View Full Version : The carnage continues
Huggy85
03-06-2009, 11:28 PM
U.S. posts worst rate of job loss since 1945
http://ctv2.theglobeandmail.com/servlet/story/RTGAM.20090306.wusjobs0306/business/Business/businessBN/ctv-business
COLUMBUS, Ohio — Unemployment in the United States has reached a 26-year high and the recession is claiming jobs at a pace not seen since 1945, with no end in sight.
A total of 651,000 jobs were lost last month in the U.S. and the unemployment rate increased from 7.6 per cent to 8.1 per cent, the highest level since December, 1983, according to figures released Friday by the Labour Department. Canada's unemployment rate is 7.2 per cent.
The U.S. job numbers were worse than many analysts expected, and came at the end of a week of steep stock-market losses in Canada and the U.S. that took investors to multiyear lows.
“The U.S. economy is in freefall,” said Nigel Gault, an economist at IHS Global Insight. “This recession is becoming in some ways deeper than anything we've seen since the Great Depression.”
GRUMPY
03-07-2009, 08:43 AM
I guess all that can be said is "Thanks George".
Huggy85
03-07-2009, 10:15 AM
I guess all that can be said is "Thanks George".
C'mon, Grumpy. As slow will attest, you gotta know this is all Obama's fault. After all, the US recession didn't start until mid December, 2008 after Obama was elected.
BlueSky
03-07-2009, 10:33 AM
C'mon, Grumpy. As slow will attest, you gotta know this is all Obama's fault. After all, the US recession didn't start until mid December, 2008 after Obama was elected.
Well, when did the sub-prime mortgage mess begin?
Huggy85
03-07-2009, 10:44 AM
Bluesky, I hope you recognize my sarcasm.
As to your question, here's something...
"The peak period of the US real estate bubble which began in about 2002 when Alan Greenspan began the most aggressive series of rate cuts in Federal Reserve history was 2005-2006. Greenspan’s intent, as he admitted at the time, was to replace the Dot.com internet stock bubble with a real estate home investment and lending bubble. He argued that was the only way to keep the US economy from deep recession. In retrospect a recession in 2002 would have been far milder and less damaging than what we now face.
Of course, Greenspan has since safely retired, written his memoirs and handed the control (and blame) of the mess over to a young ex-Princeton professor, Ben Bernanke. As a Princeton graduate, I can say I would never trust monetary policy for the world’s most powerful central bank in the hands of a Princeton economics professor. Keep them in their ivy-covered towers.

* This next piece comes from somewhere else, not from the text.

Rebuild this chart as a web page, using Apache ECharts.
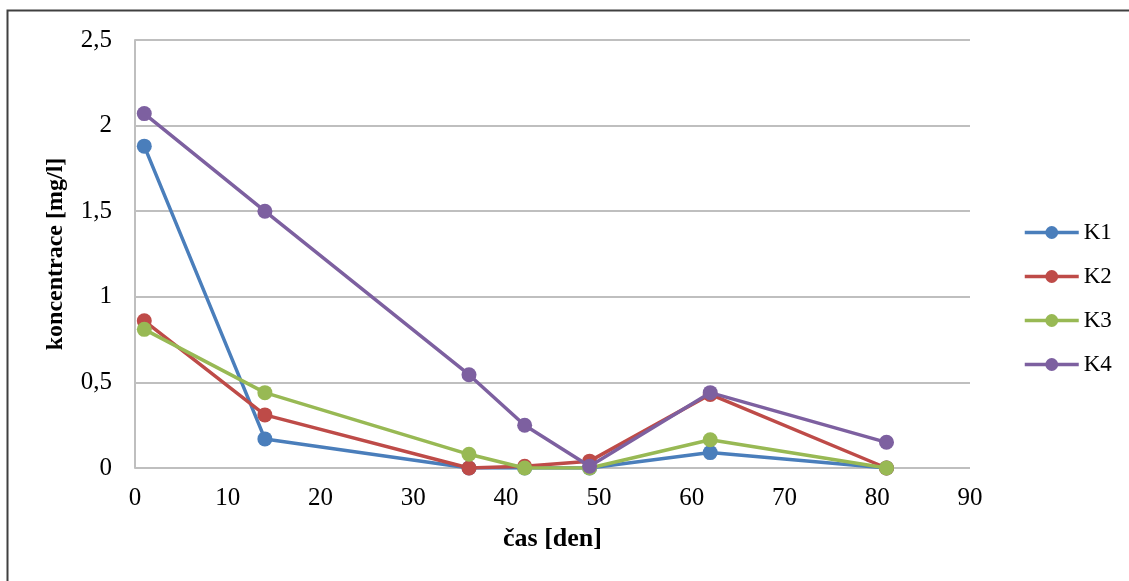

Now the last phase of every speculative bubble is the one where the animal juices get the most excited. This has been the case with every major speculative bubble since the Holland Tulip speculation of the 1630’s to the South Sea Bubble of 1720 to the 1929 Wall Street crash. It was true as well with the US 2002-2007 Real Estate bubble. In the last two years of the boom in selling real estate loans, banks were convinced they could resell the mortgage loans to a Wall Street financial house who would bundle it with thousands of good better and worse quality mortgage loans and resell them as Collateralized Mortgage Obligation bonds. In the flush of greed, banks became increasingly reckless of the credit worthiness of the prospective home owners. In many cases they did not even bother to check if the person was employed. Who cares? It will be resold and securitized and the risk of mortgage default was historically low.
That was in 2005. The most Sub-prime mortgages written with Adjustable Rate Mortgage contracts were written between 2005-2006, the last and most furious phase of the US bubble. Now a whole new wave of mortgage defaults is about to explode onto the scene beginning January 2008. Between December 2007 and July 1, 2008 more than $690 Billion in mortgages will face an interest rate jump according to the contract terms of the ARMs written two years before. That means market interest rates for those mortgages will explode monthly payments just as recession drives incomes down. Hundreds of thousands of homeowners will be forced to do the last resort of any homeowner: stop monthly mortgage payments."
http://www.globalresearch.ca/index.php?context=va&aid=7413
stupefied
03-07-2009, 10:51 AM
He argued that was the only way to keep the US economy from deep recession. In retrospect a recession in 2002 would have been far milder and less damaging than what we now face.
Which is the argument now used for irresponsible spending on a scale hardly imaginable. Obama didn't get them into this mess but he's going to do his best to make it worse. History judge him harshly based on what he's done so far.
GRUMPY
03-07-2009, 04:16 PM
This is something that I honestly can't understand at all,years ago when Ontario was going through the identical thing the NDP who were in power at the time tried the same thing and failed. For years the Liberals and the Conservatives (when they actually were the Conservatives and not these present jokers) would always throw up that fact to the NDP every chance they could, it was even thrown up at Bob Ray just a short time ago when he ran for the head of the Liberal party why will it work now if it didn't then. Plus if it was such a stupid thing to do then why is it such a smart thing to do now?